We've traded abiding in Christ, that intimate, daily dependence on Him (John 15:4-7) for belonging to brands, whether it's a denominational label, a charismatic pastor's name, or the modern franchise system. This isn't biblical faithfulness; it's Pharisaism rebooted in everyday church life. The laity carries heavy burdens: Work 40-60 hours a week to support your family, then tithe a strict 10% as if it's still Old Testament law (ignoring the New Testament's call to cheerful, voluntary giving in 2 Corinthians 9:7. Pour your remaining time and energy into serving inside the four walls, programs, events, volunteering, leaving little room to live out the Great Commission by making disciples in the world around you (Matthew 28:19-20).

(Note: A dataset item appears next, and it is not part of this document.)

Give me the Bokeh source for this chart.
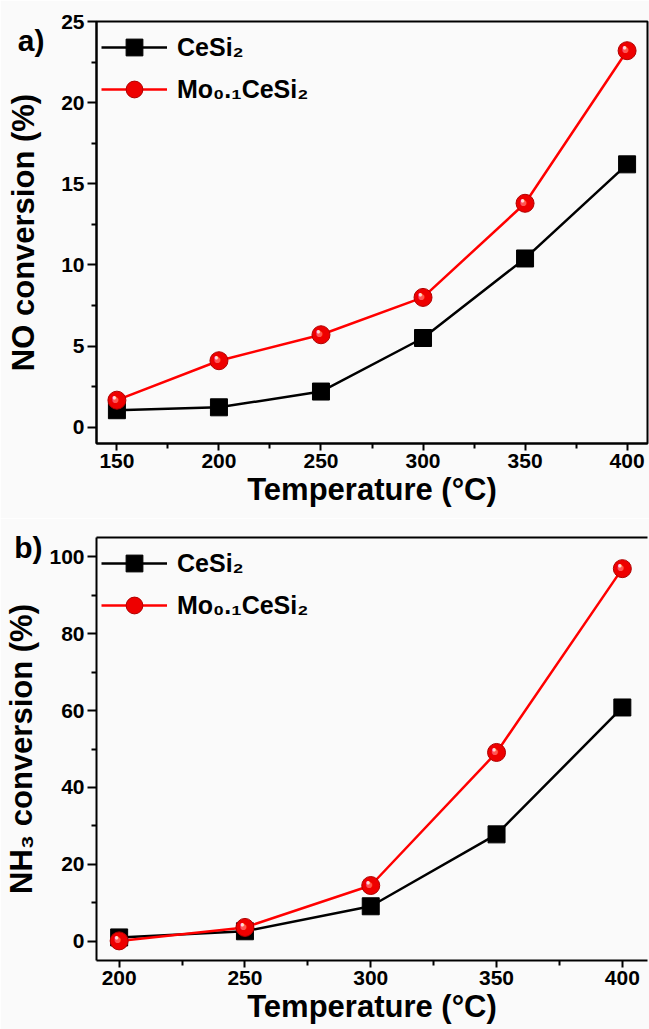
from bokeh.plotting import figure
from bokeh.models import Range1d, LinearAxis, Legend, LegendItem, FixedTicker
from bokeh.layouts import column
from bokeh.embed import file_html
from bokeh.resources import INLINE

# ---- data ----
temp_a = [150, 200, 250, 300, 350, 400]
no_cesi2 = [1.05, 1.23, 2.2, 5.5, 10.4, 16.2]
no_mo = [1.67, 4.1, 5.7, 8.0, 13.8, 23.2]

temp_b = [200, 250, 300, 350, 400]
nh3_cesi2 = [1.0, 2.6, 9.1, 27.8, 60.8]
nh3_mo = [0.1, 3.6, 14.5, 49.1, 96.9]

xticks_a = [150, 200, 250, 300, 350, 400]
yticks_a = [0, 5, 10, 15, 20, 25]
xticks_b = [200, 250, 300, 350, 400]
yticks_b = [0, 20, 40, 60, 80, 100]

series_labels = ["CeSi₂", "Mo₀.₁CeSi₂"]
xlabel = "Temperature (°C)"
ylabel_a = "NO conversion (%)"
ylabel_b = "NH₃ conversion (%)"
panel_tags = ["a)", "b)"]

FONT = "Liberation Sans"
BG = "#fafafa"


def mids(t):
    return [(a + b) / 2 for a, b in zip(t[:-1], t[1:])]


def style_axis(ax, ticks, tick_out, label=None, label_standoff=0):
    ax.ticker = FixedTicker(ticks=ticks, minor_ticks=mids(ticks))
    ax.axis_line_width = 2
    ax.axis_line_color = "black"
    ax.major_tick_line_width = 2
    ax.major_tick_out = tick_out
    ax.major_tick_in = 0
    ax.minor_tick_line_width = 2
    ax.minor_tick_out = 5
    ax.minor_tick_in = 0
    ax.major_label_text_font = FONT
    ax.major_label_text_font_style = "bold"
    ax.major_label_text_font_size = "21px"
    ax.major_label_text_color = "black"
    ax.major_label_standoff = 3
    ax.axis_label = label
    ax.axis_label_text_font = FONT
    ax.axis_label_text_font_style = "bold"
    ax.axis_label_text_font_size = "31px"
    ax.axis_label_text_color = "black"
    ax.axis_label_standoff = label_standoff


def make_panel(x, y1, y2, xr, yr, xt, yt, ylab, height, btop, bbot,
               tag, tag_pos, tag_standoff, ylab_standoff, boxed):
    p = figure(width=649, height=height, x_range=Range1d(*xr), y_range=Range1d(*yr),
               output_backend="svg", toolbar_location=None,
               min_border_left=96, min_border_right=2 if boxed else 0,
               min_border_top=btop, min_border_bottom=bbot,
               background_fill_color=BG, border_fill_color=BG)
    p.grid.visible = False
    style_axis(p.xaxis[0], xt, 7, xlabel, 1)
    style_axis(p.yaxis[0], yt, 9, None)

    # outer left axis: carries the panel tag "a)"/"b)" and the y-axis title
    outer = LinearAxis(ticker=FixedTicker(ticks=[tag_pos], minor_ticks=[]),
                       major_label_overrides={tag_pos: tag},
                       axis_line_color=None, major_tick_line_color=None,
                       minor_tick_line_color=None, major_tick_out=0, minor_tick_out=0,
                       major_label_standoff=tag_standoff,
                       major_label_text_font=FONT, major_label_text_font_style="bold",
                       major_label_text_font_size="30px", major_label_text_color="black",
                       axis_label=ylab, axis_label_text_font=FONT,
                       axis_label_text_font_style="bold", axis_label_text_font_size="31px",
                       axis_label_text_color="black", axis_label_standoff=ylab_standoff)
    p.add_layout(outer, "left")

    if boxed:
        p.outline_line_color = "black"
        p.outline_line_width = 2
        p.outline_line_alpha = 1
    else:
        p.outline_line_color = None
        top = LinearAxis(ticker=FixedTicker(ticks=[]), major_label_text_font_size="0px",
                         major_label_standoff=0, axis_line_width=2, major_tick_out=0,
                         minor_tick_out=0)
        p.add_layout(top, "above")

    l1 = p.line(x, y1, line_color="black", line_width=2.5)
    s1 = p.scatter(x, y1, marker="square", size=17, fill_color="black", line_color="black")
    l2 = p.line(x, y2, line_color="#ff0000", line_width=2.5)
    s2 = p.scatter(x, y2, marker="circle", size=18, fill_color="#ee0000", line_color="#b00000", line_width=1)
    p.text(x, y2, text=["●"] * len(x), x_offset=-1.5, y_offset=-1.5, text_align="center",
           text_baseline="middle", text_color="#ff5555", text_font_size="14px")
    p.text(x, y2, text=["●"] * len(x), x_offset=-2.5, y_offset=-3, text_align="center",
           text_baseline="middle", text_color="#ffd8d8", text_font_size="8px")

    leg = Legend(items=[LegendItem(label=series_labels[0], renderers=[l1, s1]),
                        LegendItem(label=series_labels[1], renderers=[l2, s2])],
                 location="top_left", margin=5, padding=0, glyph_width=66, glyph_height=42,
                 spacing=-2, label_standoff=10, label_text_font=FONT,
                 label_text_font_style="bold", label_text_font_size="25px",
                 label_text_color="black",
                 border_line_alpha=0, background_fill_alpha=0)
    p.add_layout(leg)
    return p


pa = make_panel(temp_a, no_cesi2, no_mo, (140, 410), (-1, 25), xticks_a, yticks_a,
                ylabel_a, 518, 21, 75, panel_tags[0], 23.8, 14, -26, True)
pb = make_panel(temp_b, nh3_cesi2, nh3_mo, (191, 410), (-5, 105), xticks_b, yticks_b,
                ylabel_b, 511, 19, 69, panel_tags[1], 102.4, 4, -28, False)

layout = column(pa, pb, spacing=0)
open("out.html", "w").write(file_html(layout, INLINE))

They call it "family," but the reality is conditional. Raise a biblical concern? You're met with the silent treatment, labeled divisive, or outright punished for not conforming. They have gossip sessions about the congregation while calling it "staff meetings". Oh, and dare to leave the abuse? Suddenly, that "family" evaporates, no calls, no support, sometimes even shunning or gossip to discredit you. What we often have is a superficial system built on word salad and enforced submission to the brand, not an organic body of believers mutually serving Christ, one another, and extending grace to the lost.
We shoot our wounded and call it tough love. We prop up those the system deems "high potential" (charismatic, wealthy, or compliant) while ignoring or sidelining the poor, broken, and needy. The smiling nuclear family with two kids and a golden retriever gets showered with attention and resources; the single mom, the struggling addict in recovery, or the ones that don't meet the social norms barely get a nod!
Awakening to Another Reformation
The church demands a deep, courageous return to its biblical roots. We need another reformation, one firmly anchored in Scripture alone as our supreme authority (2 Timothy 3:16-17), genuine discipleship that costs everything (Luke 9:23), and Christ alone reigning as the undisputed Head of His body (Colossians 1:18). This means boldly rejecting the hierarchical empires we've built, whether in megachurches or small congregations, where power concentrates in the hands of a few, and accountability fades. Instead, embrace organic, accountable communities of believers: local churches led by plural, humble elders who shepherd rather than lord over (1 Peter 5:1-3), where every member functions as part of the living body (1 Corinthians 12:12-27). Question every tradition that binds consciences without a clear biblical warrant. Prioritize transformed hearts over bloated attendance numbers, financial metrics, or brand loyalty. What if we dismantled celebrity platforms and personality cults? What if we redistributed authority to servant-leaders who wash feet rather than build brands? What if we measured true success not by budgets or buildings, but by visible fruit, love, justice, holiness, and disciples making disciples in the world?
The Bible doesn't call us to comfortable consumerism, where faith fits neatly into busy schedules and institutional perks. It summons us to costly following: denying self, carrying the cross daily, and living as a sent people who extend grace to the lost, the broken, and the outsider. Don't walk away from the church in despair; reform it biblically. Hold leaders to humble, accountable service. Guard against the moment tradition quietly trumps Scripture, gatekeeping replaces open grace, or systems demand allegiance to themselves over Christ. When that happens, the old Pharisaical system returns, dressed in contemporary clothes.
The urgent question echoes through every generation, and it confronts Protestantism and every religious system today with fresh force: Will we bow to God's unchanging Word, or to the institutions, traditions, and leaders who claim to represent it?
Awaken now. Return to the gospel's radical simplicity. Live as the church Christ purchased with His blood, not a monument to preserve, but a movement to proclaim. The Reformation spirit that once set captives free is not dead; it waits for believers willing to pay the price to unleash it again. The time for reformation is not tomorrow; it's today. Will we answer the call?